▸ **Entries with chart source code**:
※ ※ ※
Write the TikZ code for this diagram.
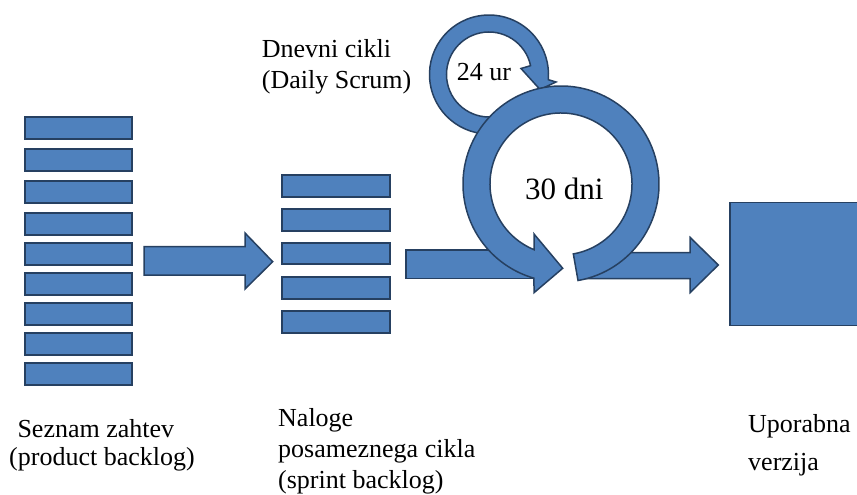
\documentclass[tikz,border=0pt]{standalone}
\usepackage{fontspec}
\setmainfont{Liberation Serif}
\usetikzlibrary{calc}
\definecolor{shapefill}{RGB}{79,129,189}
\definecolor{shapeedge}{RGB}{38,64,97}
\begin{document}
\begin{tikzpicture}[x=1pt,y=-1pt,
  block/.style={fill=shapefill,draw=shapeedge,line width=1.5pt,line join=miter},
  bar/.style={block,line width=2pt,rectangle,minimum width=107.5pt,minimum height=21.7pt,inner sep=0pt},
  sbar/.style={bar,minimum width=108.3pt},
  lbl/.style={anchor=base west,inner sep=0pt,font=\fontsize{26}{30}\selectfont},
  big/.style={anchor=base west,inner sep=0pt,font=\fontsize{31}{36}\selectfont}]
\useasboundingbox (0,0) rectangle (857,495);

% product backlog stack
\foreach \i/\y in {1/128,2/160,3/192,4/224,5/254,6/284,7/314,8/344,9/374}
  \node[bar] (pb\i) at (78.7,\y) {};
% sprint backlog stack
\foreach \i/\y in {1/185.8,2/220,3/253.6,4/287.8,5/321.8}
  \node[sbar] (sb\i) at (335.9,\y) {};

% arrow: product backlog -> sprint backlog
\coordinate (a1tail) at (144,261);
\draw[block] ($(a1tail)+(0,-14.3)$) -- ++(101,0) -- ++(0,-13.7) -- (272.7,261.7)
  -- (245,289) -- (245,275) -- ($(a1tail)+(0,14)$) -- cycle;

% daily cycle (small circular arrow)
\coordinate (smallc) at (489,74.5);
\draw[block] ($(smallc)+(80:59.5)$) arc[start angle=80,end angle=365,radius=59.5]
  -- (556,82) -- (540,89.5) -- (521,68.5)
  -- ($(smallc)+(-12:42.5)$) arc[start angle=348,end angle=80,radius=42.5] -- cycle;

% arrow: sprint backlog -> sprint
\draw[block] (406,250) rectangle (540,278.5);
% arrow: sprint -> release
\draw[block] (582,252.5) -- (690,252.5) -- (690,237.3) -- (718.3,265)
  -- (690,292.7) -- (690,278.5) -- (582,278.5) -- cycle;

% sprint (large circular arrow)
\coordinate (bigc) at (561,184);
\draw[block] ($(bigc)+(80:98)$) arc[start angle=80,end angle=-254,radius=98]
  -- (534,292.7) -- (562.7,268.3) -- (534,234)
  -- ($(bigc)+(-247.7:71)$) arc[start angle=-247.7,end angle=80,radius=71] -- cycle;

% usable release
\node[block,rectangle,minimum width=132pt,minimum height=123pt,inner sep=0pt]
  (release) at (796,264.2) {};

% texts
\node[lbl] (day1) at (261.7,57.3) {Dnevni cikli};
\node[lbl] (day2) at (261.7,88.3) {(Daily Scrum)};
\node[lbl] (hours) at (456.7,81) {24 ur};
\node[big] (days) at (525,199.3) {30 dni};

\node[lbl] (pbl1) at (17.3,437.3) {Seznam zahtev};
\node[lbl] (pbl2) at (9,465) {(product backlog)};
\node[lbl] (sbl1) at (278,426) {Naloge};
\node[lbl] (sbl2) at (278,457) {posameznega cikla};
\node[lbl] (sbl3) at (278,488) {(sprint backlog)};
\node[lbl] (rel1) at (748,432) {Uporabna};
\node[lbl] (rel2) at (748,470) {verzija};
\end{tikzpicture}
\end{document}
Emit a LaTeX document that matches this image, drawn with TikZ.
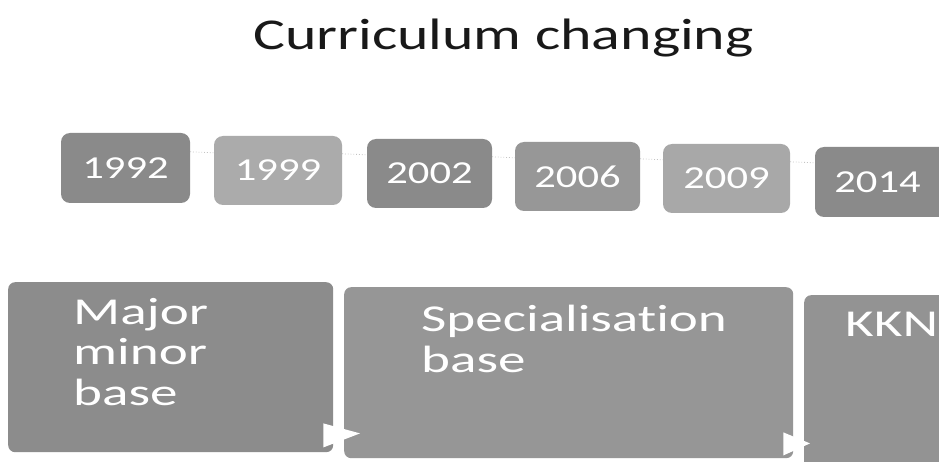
※ ※ ※
▸ **The request**: Copy every line above in which the string "this" shows up.

▸ **Written response**:
Write the TikZ code for this diagram.
Emit a LaTeX document that matches this image, drawn with TikZ.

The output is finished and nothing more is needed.